Our bodies are literally driven by sugar. Our muscles and brain burns the stuff like no tomorrow. Just sitting, our body is producing 110 watts per hour and doing heavy work or exercise is closer to 550 watts. For brief bursts our muscles can even produce 1000 watts – that’s a kilowatt – or enough to light your entire house or run an airconditioner…and all that power is coming from the sugar that makes up carbohydrates. Unlike starches and fat, fructose and glucose are already monosaccharides and can be absorbed straight through your intestinal walls and into the blood as instant power. The sucrose from cane sugar is slightly more complex and needs to be broken down into glucose before it can enter the bloodstream…but that process doesn’t take long.
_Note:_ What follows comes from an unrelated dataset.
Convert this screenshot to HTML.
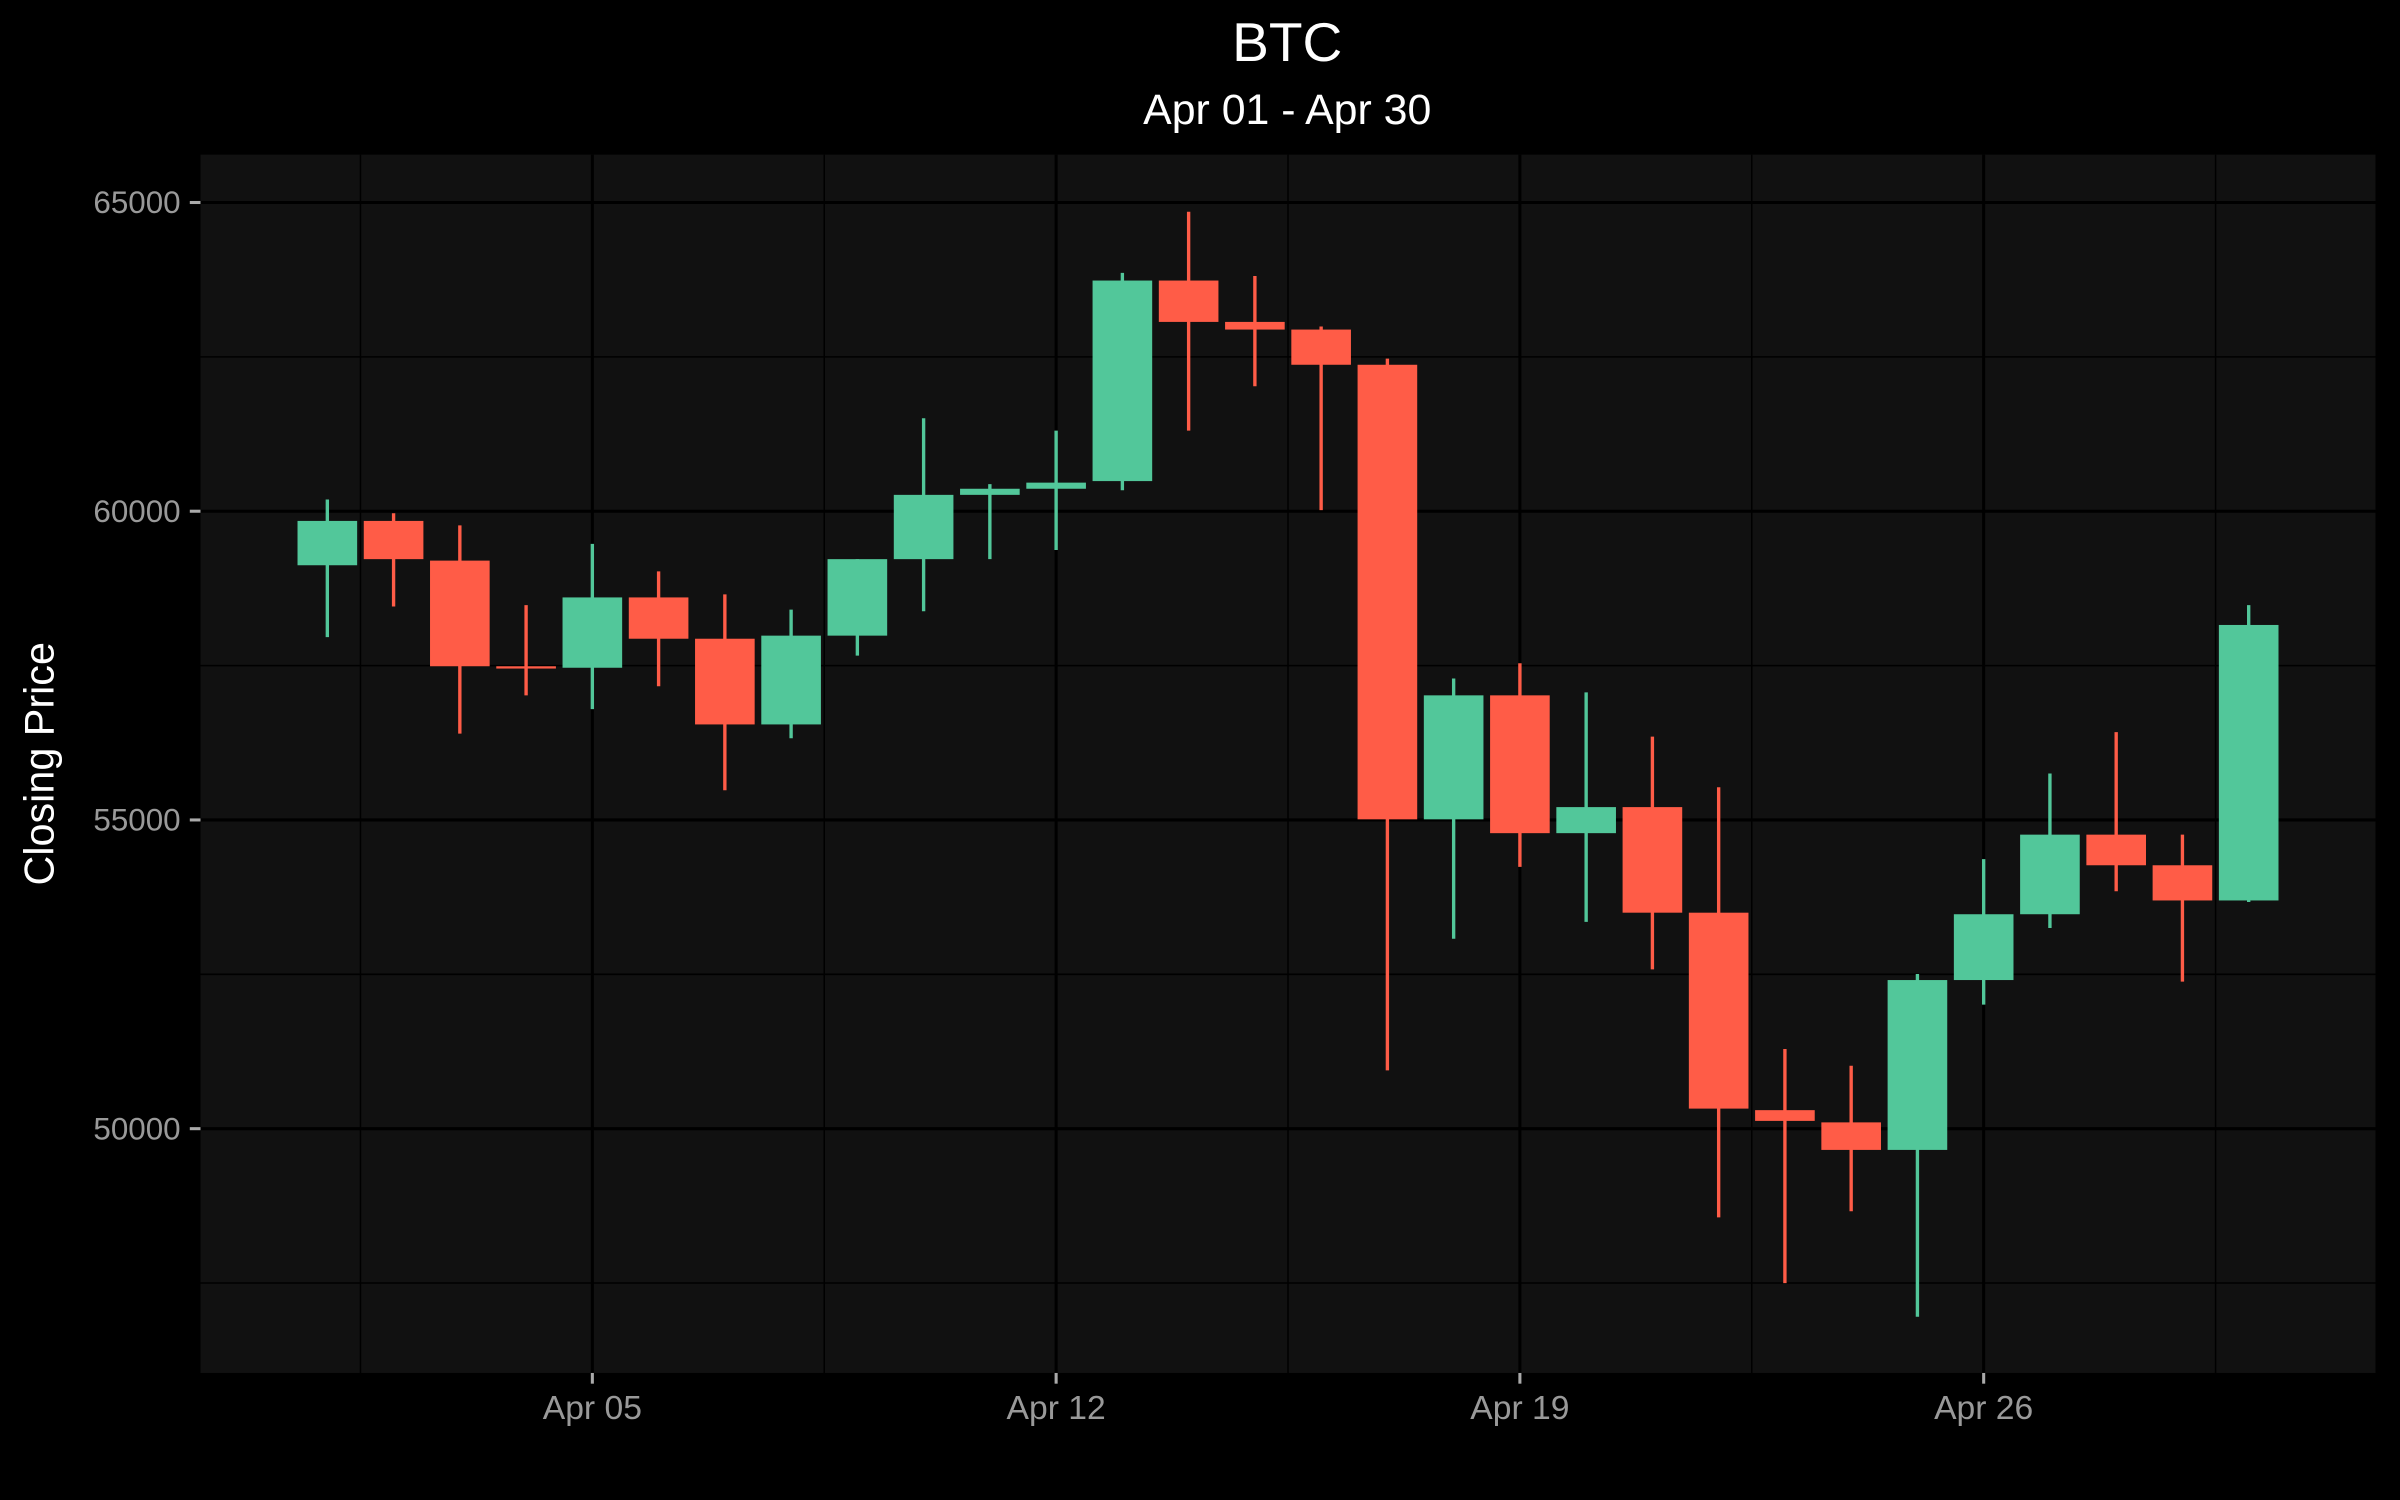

It’s because of sugar’s rapid ingestion into our blood that we crave sweet food. The moment the body realises the energy available in the blood is dropping, it tells the brain it needs sugar – the more the energy drops the more the body will scream for a fix. Of course, under most circumstances, if the sugar doesn’t show up, the body will then begin converting the stored fat in our fat cells to sugary fuel instead…however, with our increasing affluence and almost ever present opportunity to find snack machines, fat conversion almost never gets a chance to happen – and this is a problem. For one, always giving into the body’s sugar craving means you never get a chance to burn your fat cells as an alternative fuel. Add to this you will probably eat more sugar than you need when you get a craving – meaning it will start being converted into fat. So guess what happens when that sugar becomes fat and is no longer in the bloodstream? The craving begins again. In other words, the quest for sugar becomes a never ending cycle. For all intents and purposes, sugar should be considered a dangerously addictive substance.
So what should you do to break the cycle? Providing you don’t have underlying health issues such as diabetes, be more resistant to sugar cravings. No one has starved to death by not eating a snack between meals, and nor do you need to quench a thirst with sugar sweetened beverages…water can actually do the job. A chocolate bar or 375ml can of soft drink both contain ten to twelve teaspoons of sugar – up to 780kj – and these days that sugar is usually fructose, which means it will enter the bloodstream the second it passes beyond the stomach. The body will take at least two hours to burn that much fuel, and face it, you’ll probably have eaten or drunk something else by then. In other words, fight the urge to go to the snack machine and you’ll be able to keep your daily energy consumption at levels closer to what you really need.